*Given data*.
· · ·
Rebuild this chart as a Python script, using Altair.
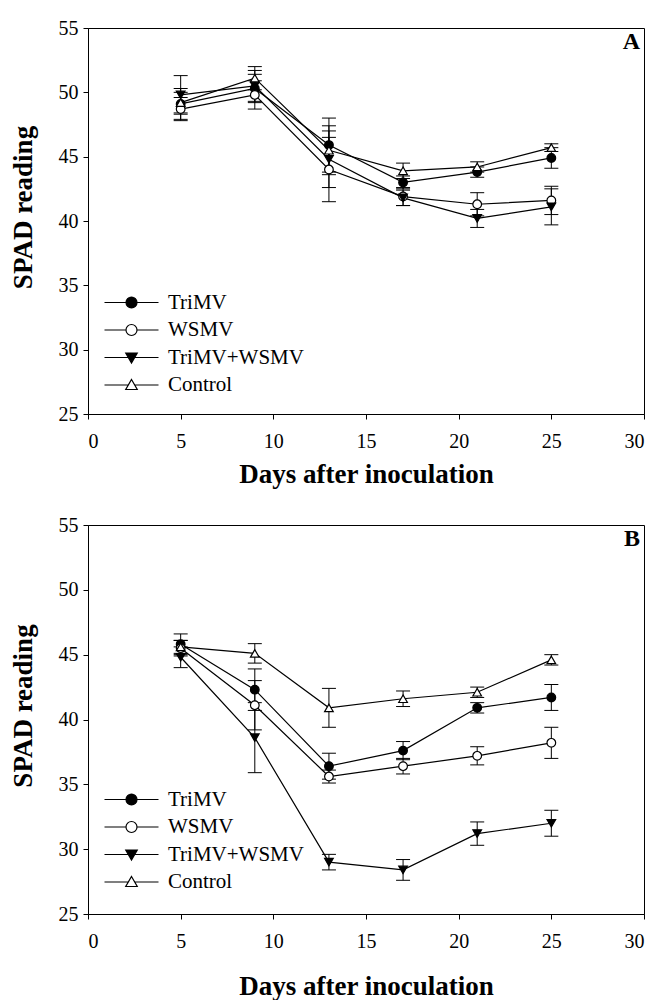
import altair as alt
import pandas as pd

days = [5, 9, 13, 17, 21, 25]
groups = ["TriMV", "WSMV", "TriMV+WSMV", "Control"]

# Panel A values (SPAD reading) and error bars
a_trimv = [49.1, 50.3, 45.9, 43.0, 43.8, 44.9]
a_trimv_err = [1.2, 1.1, 2.1, 0.5, 0.4, 0.8]
a_wsmv = [48.7, 49.8, 44.0, 41.9, 41.3, 41.6]
a_wsmv_err = [0.9, 1.1, 2.5, 0.7, 0.9, 1.1]
a_mix = [49.8, 50.5, 44.8, 41.8, 40.2, 41.1]
a_mix_err = [1.5, 1.2, 2.2, 0.6, 0.7, 1.4]
a_ctrl = [49.2, 51.1, 45.5, 43.9, 44.2, 45.7]
a_ctrl_err = [0.8, 0.9, 1.9, 0.6, 0.4, 0.3]

# Panel B values
b_trimv = [45.8, 42.3, 36.4, 37.6, 40.9, 41.7]
b_trimv_err = [0.8, 1.6, 1.0, 0.7, 0.4, 1.0]
b_wsmv = [45.5, 41.1, 35.6, 36.4, 37.2, 38.2]
b_wsmv_err = [0.6, 1.9, 0.5, 0.6, 0.7, 1.2]
b_mix = [44.8, 38.6, 29.0, 28.4, 31.2, 32.0]
b_mix_err = [0.8, 2.7, 0.6, 0.8, 0.9, 1.0]
b_ctrl = [45.6, 45.1, 40.9, 41.6, 42.1, 44.6]
b_ctrl_err = [0.5, 0.75, 1.5, 0.6, 0.4, 0.4]

x_ticks = [0, 5, 10, 15, 20, 25, 30]
y_ticks = [25, 30, 35, 40, 45, 50, 55]

FONT = "Liberation Serif"
shape_range = ["circle", "circle", "triangle-down", "triangle-up"]
fill_range = ["black", "white", "black", "white"]
stroke_range = ["black", "black", "black", "black"]
legend_shapes = [
    "M-5.4,0H-1.1M1.1,0H5.4M-1.1,0A1.1,1.1,0,1,0,1.1,0A1.1,1.1,0,1,0,-1.1,0Z",
    "M-5.4,0H-1.1M1.1,0H5.4M-1.1,0A1.1,1.1,0,1,0,1.1,0A1.1,1.1,0,1,0,-1.1,0Z",
    "M-5.4,0H-0.6M0.6,0H5.4M-1.15,-0.9L1.15,-0.9L0,1.1Z",
    "M-5.4,0H-0.6M0.6,0H5.4M0,-1.1L1.15,0.9L-1.15,0.9Z",
]


def build_df(series):
    rows = []
    for g, (vals, errs) in zip(groups, series):
        for d, v, e in zip(days, vals, errs):
            rows.append({"day": d, "group": g, "mean": v, "lo": v - e, "hi": v + e, "ghost": 0})
    return pd.DataFrame(rows)


df_a = build_df([(a_trimv, a_trimv_err), (a_wsmv, a_wsmv_err), (a_mix, a_mix_err), (a_ctrl, a_ctrl_err)])
df_b = build_df([(b_trimv, b_trimv_err), (b_wsmv, b_wsmv_err), (b_mix, b_mix_err), (b_ctrl, b_ctrl_err)])

xscale = alt.Scale(domain=[0, 30], nice=False)
yscale = alt.Scale(domain=[25, 55], nice=False)


def panel(df, letter, h, x_title_pad):
    base = alt.Chart(df)
    X = alt.X("day:Q", scale=xscale,
              axis=alt.Axis(values=x_ticks, title="Days after inoculation", titlePadding=x_title_pad))
    Y = alt.Y("mean:Q", scale=yscale,
              axis=alt.Axis(values=y_ticks, title="SPAD reading",
                            titleX=-51, titleY=h / 2 - 14))
    Xp = alt.X("day:Q", scale=xscale)
    lines = base.mark_line(color="black", strokeWidth=1.2).encode(
        x=X, y=Y, detail="group:N", order="day:Q")
    bars = base.mark_rule(color="black", strokeWidth=1).encode(
        x=Xp, y=alt.Y("lo:Q", scale=yscale), y2="hi:Q")
    cap_lo = base.mark_tick(color="black", orient="horizontal", size=14, thickness=1, opacity=1).encode(
        x=Xp, y=alt.Y("lo:Q", scale=yscale))
    cap_hi = base.mark_tick(color="black", orient="horizontal", size=14, thickness=1, opacity=1).encode(
        x=Xp, y=alt.Y("hi:Q", scale=yscale))
    pts = base.mark_point(filled=True, stroke="black", strokeWidth=1.2, size=75, opacity=1).encode(
        x=Xp, y=alt.Y("mean:Q", scale=yscale),
        shape=alt.Shape("group:N", scale=alt.Scale(domain=groups, range=shape_range), legend=None),
        fill=alt.Fill("group:N", scale=alt.Scale(domain=groups, range=fill_range), legend=None),
    )
    leg_cfg = alt.Legend(title=None, orient="none", legendX=33, legendY=264,
                         labelFont=FONT, labelFontSize=21, labelColor="black",
                         labelOffset=26, padding=0, rowPadding=5.5,
                         symbolStrokeWidth=1.2)
    leg = base.mark_point(filled=True, strokeWidth=1.2, size=81, opacity=1, clip=True).encode(
        x=Xp, y=alt.Y("ghost:Q", scale=yscale),
        shape=alt.Shape("group:N", scale=alt.Scale(domain=groups, range=legend_shapes), legend=leg_cfg),
        fill=alt.Fill("group:N", scale=alt.Scale(domain=groups, range=fill_range), legend=leg_cfg),
        stroke=alt.Stroke("group:N", scale=alt.Scale(domain=groups, range=stroke_range), legend=leg_cfg),
    )
    return alt.layer(lines, bars, cap_lo, cap_hi, pts, leg).resolve_scale(
        shape="independent", fill="independent", stroke="independent"
    ).properties(
        width=556, height=h,
        title=alt.TitleParams(letter, anchor="end", frame="group", offset=-36, dx=-4,
                              font=FONT, fontSize=24, fontWeight="bold", color="black"),
    )


chart = alt.vconcat(panel(df_a, "A", 386, 10), panel(df_b, "B", 389, 22), spacing=26).properties(
    padding={"left": 0, "top": 9, "right": 0, "bottom": 0}
).configure_view(stroke="black", strokeWidth=1).configure_axis(
    domainColor="black", tickColor="black", labelColor="black", titleColor="black",
    labelFont=FONT, labelFontSize=20, titleFont=FONT, titleFontSize=27,
    titleFontWeight="bold", grid=False, tickSize=5, labelPadding=12,
    domainWidth=1, tickWidth=1,
).configure_axisY(labelPadding=5)

chart.save("out.html", embed_options={"renderer": "svg", "actions": False})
· · ·
The lines from the start of the data through the line that contains "return pd.DataFrame(rows)" are to be returned exactly, please, with both ends included and every picture left out.

*In response*.
Rebuild this chart as a Python script, using Altair.
import altair as alt
import pandas as pd

days = [5, 9, 13, 17, 21, 25]
groups = ["TriMV", "WSMV", "TriMV+WSMV", "Control"]

# Panel A values (SPAD reading) and error bars
a_trimv = [49.1, 50.3, 45.9, 43.0, 43.8, 44.9]
a_trimv_err = [1.2, 1.1, 2.1, 0.5, 0.4, 0.8]
a_wsmv = [48.7, 49.8, 44.0, 41.9, 41.3, 41.6]
a_wsmv_err = [0.9, 1.1, 2.5, 0.7, 0.9, 1.1]
a_mix = [49.8, 50.5, 44.8, 41.8, 40.2, 41.1]
a_mix_err = [1.5, 1.2, 2.2, 0.6, 0.7, 1.4]
a_ctrl = [49.2, 51.1, 45.5, 43.9, 44.2, 45.7]
a_ctrl_err = [0.8, 0.9, 1.9, 0.6, 0.4, 0.3]

# Panel B values
b_trimv = [45.8, 42.3, 36.4, 37.6, 40.9, 41.7]
b_trimv_err = [0.8, 1.6, 1.0, 0.7, 0.4, 1.0]
b_wsmv = [45.5, 41.1, 35.6, 36.4, 37.2, 38.2]
b_wsmv_err = [0.6, 1.9, 0.5, 0.6, 0.7, 1.2]
b_mix = [44.8, 38.6, 29.0, 28.4, 31.2, 32.0]
b_mix_err = [0.8, 2.7, 0.6, 0.8, 0.9, 1.0]
b_ctrl = [45.6, 45.1, 40.9, 41.6, 42.1, 44.6]
b_ctrl_err = [0.5, 0.75, 1.5, 0.6, 0.4, 0.4]

x_ticks = [0, 5, 10, 15, 20, 25, 30]
y_ticks = [25, 30, 35, 40, 45, 50, 55]

FONT = "Liberation Serif"
shape_range = ["circle", "circle", "triangle-down", "triangle-up"]
fill_range = ["black", "white", "black", "white"]
stroke_range = ["black", "black", "black", "black"]
legend_shapes = [
    "M-5.4,0H-1.1M1.1,0H5.4M-1.1,0A1.1,1.1,0,1,0,1.1,0A1.1,1.1,0,1,0,-1.1,0Z",
    "M-5.4,0H-1.1M1.1,0H5.4M-1.1,0A1.1,1.1,0,1,0,1.1,0A1.1,1.1,0,1,0,-1.1,0Z",
    "M-5.4,0H-0.6M0.6,0H5.4M-1.15,-0.9L1.15,-0.9L0,1.1Z",
    "M-5.4,0H-0.6M0.6,0H5.4M0,-1.1L1.15,0.9L-1.15,0.9Z",
]


def build_df(series):
    rows = []
    for g, (vals, errs) in zip(groups, series):
        for d, v, e in zip(days, vals, errs):
            rows.append({"day": d, "group": g, "mean": v, "lo": v - e, "hi": v + e, "ghost": 0})
    return pd.DataFrame(rows)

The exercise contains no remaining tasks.